Fosamax Femur Fracture Lawsuit
Settlement Master appointed over Fosamax litigation

On November 22, U.S. District Judge John F. Keenan appointed well-respected law professor John D. Feerick, Dean Emeritus of the Fordham University School of Law, to oversee the settlement of Fosamax lawsuits filed across the U.S. against Merck, the maker of the drug. Plaintiffs say that Merck failed to properly warn about the side effects associated with long term use.

Feerick is expected to attempt to facilitate a Fosamax settlement agreement between Merck and plaintiffs.  Complaints brought against the company claimed that taking Fosamax caused plaintiffs to suffer from decay of the jaw bone, known as osteonecrosis (ONJ).
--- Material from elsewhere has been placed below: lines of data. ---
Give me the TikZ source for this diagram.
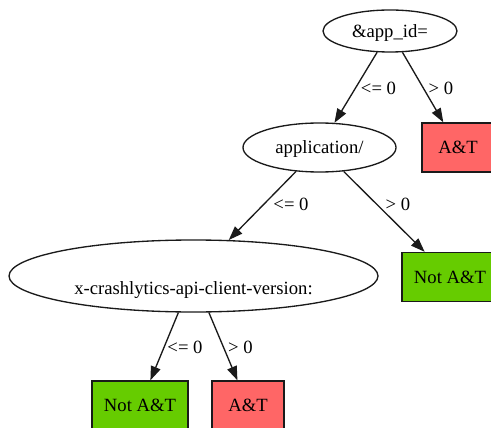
\documentclass[tikz,border=0pt]{standalone}
\usepackage{fontspec}
\setmainfont{Liberation Serif}
\newfontfamily\timesfont{Liberation Serif}
\usetikzlibrary{arrows.meta,shapes.geometric}
\definecolor{redfill}{HTML}{FF6666}
\definecolor{greenfill}{HTML}{66CC00}
\definecolor{linecol}{HTML}{1A1A1A}
\begin{document}
\begin{tikzpicture}[x=0.75pt,y=-0.75pt,
  every node/.style={font=\timesfont\fontsize{14pt}{16pt}\selectfont, text height=9.3pt, text depth=0pt, inner sep=0pt},
  ell/.style={draw=linecol, ellipse, line width=1pt},
  leaf/.style={draw=linecol, rectangle, line width=1pt, minimum height=36.75pt},
  arr/.style={draw=linecol, -{Triangle[length=10.5pt,width=7.5pt]}, line width=1pt},
  lbl/.style={}
]
\useasboundingbox (0,0) rectangle (491,427);
% decision nodes
\node[ell, minimum width=100.5pt, minimum height=31.5pt] (root) at (390,31) {\&app\_id=};
\node[ell, minimum width=114.75pt, minimum height=36.75pt] (app) at (319.5,147.5) {application/};
\node[ell, minimum width=276.75pt, minimum height=54pt] (xc) at (193.5,276) {};
\node (xct) at (193.5,288) {x-crashlytics-api-client-version:};
% leaves
\node[leaf, fill=redfill, minimum width=54pt] (l1) at (458,147.5) {A\&T};
\node[leaf, fill=greenfill, minimum width=72pt] (l2) at (450,277) {Not A\&T};
\node[leaf, fill=greenfill, minimum width=72pt] (l3) at (140,405.5) {Not A\&T};
\node[leaf, fill=redfill, minimum width=54pt] (l4) at (248,405.5) {A\&T};
% edges
\draw[arr] (root) -- (app);
\draw[arr] (root) -- (l1);
\draw[arr] (app) -- (xc);
\draw[arr] (app) -- (l2);
\draw[arr] (xc) -- (l3);
\draw[arr] (xc) -- (l4);
% edge labels
\node[lbl] (e1) at (378.5,88) {<= 0};
\node[lbl] (e2) at (441,88) {> 0};
\node[lbl] (e3) at (291,204) {<= 0};
\node[lbl] (e4) at (398,204) {> 0};
\node[lbl] (e5) at (185,347) {<= 0};
\node[lbl] (e6) at (240.5,347) {> 0};
\end{tikzpicture}
\end{document}
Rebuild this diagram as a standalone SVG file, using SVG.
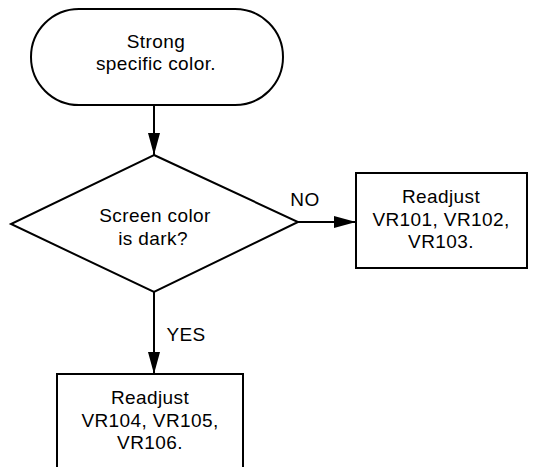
<svg xmlns="http://www.w3.org/2000/svg" width="538" height="467" viewBox="0 0 538 467">
  <defs>
    <!-- long narrow filled arrowhead, tip at the end of the line -->
    <marker id="arrow" markerWidth="22" markerHeight="12" refX="10" refY="5" orient="auto" markerUnits="userSpaceOnUse" viewBox="0 0 10 10" preserveAspectRatio="none">
      <path d="M0,0 L10,5 L0,10 Z" fill="#000"/>
    </marker>
    <style>
      .shape { fill: #fff; stroke: #000; stroke-width: 2; }
      .line { fill: none; stroke: #000; stroke-width: 2; }
      text { font-family: "Liberation Sans", Arial, sans-serif; font-size: 19px; fill: #000; text-anchor: middle; letter-spacing: 0.4px; }
    </style>
  </defs>
  <rect width="538" height="467" fill="#fff"/>

  <g id="connectors">
    <line class="line" x1="154" y1="105" x2="154" y2="155" marker-end="url(#arrow)"/>
    <line class="line" x1="298" y1="222" x2="356" y2="222" marker-end="url(#arrow)"/>
    <line class="line" x1="154" y1="292" x2="154" y2="374" marker-end="url(#arrow)"/>
    <text x="305" y="206">NO</text>
    <text x="186" y="341">YES</text>
  </g>

  <g id="start">
    <rect class="shape" x="31" y="9" width="252" height="96" rx="48" ry="48"/>
    <text x="156" y="48">Strong</text>
    <text x="156" y="70">specific color.</text>
  </g>

  <g id="decision">
    <polygon class="shape" points="154,155 298,222 154,292 11,224"/>
    <text x="155" y="222">Screen color</text>
    <text x="153" y="245">is dark?</text>
  </g>

  <g id="adjust-101">
    <rect class="shape" x="356" y="173" width="171" height="95"/>
    <text x="441" y="203">Readjust</text>
    <text x="441" y="226">VR101, VR102,</text>
    <text x="441" y="248">VR103.</text>
  </g>

  <g id="adjust-104">
    <rect class="shape" x="57" y="374" width="186" height="110"/>
    <text x="150" y="404">Readjust</text>
    <text x="150" y="427">VR104, VR105,</text>
    <text x="150" y="449">VR106.</text>
  </g>
</svg>
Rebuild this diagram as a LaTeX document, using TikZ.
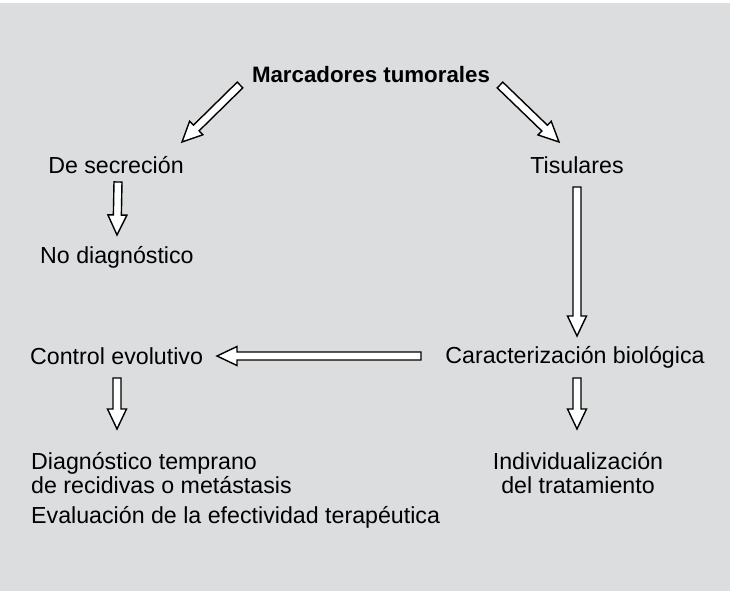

Others claimed that the drug causes atypical femur fractures which, according to reports, occured during ordinary activities like walking or jogging.

On January 7, 2008, the U.S. Food and Drug Administration issued a medical advisory warning doctors and patients about the side effects of Fosamax use. Two years later, the FDA mandated new warning labels for all bisphosphonate drugs, including Fosamax. Researchers who have studied bisphosphonates drugs say that Fosamax was shown to slow down the rate at which the human body replaces old bones with new, causing micro fractures to eventually become major fractures. This process, known as bone turnover suppression, is what causes the femur to fracture.

Those who have taken the drug continue to pursue compensation by filing Fosamax lawsuits against Merck. Victims accuse the drug company of failing to properly warn about the risks associated with long term use of Fosamax, but Merck counters these accusations by stating that no results of the side effects were discovered in their clinical trials prior to releasing the drug.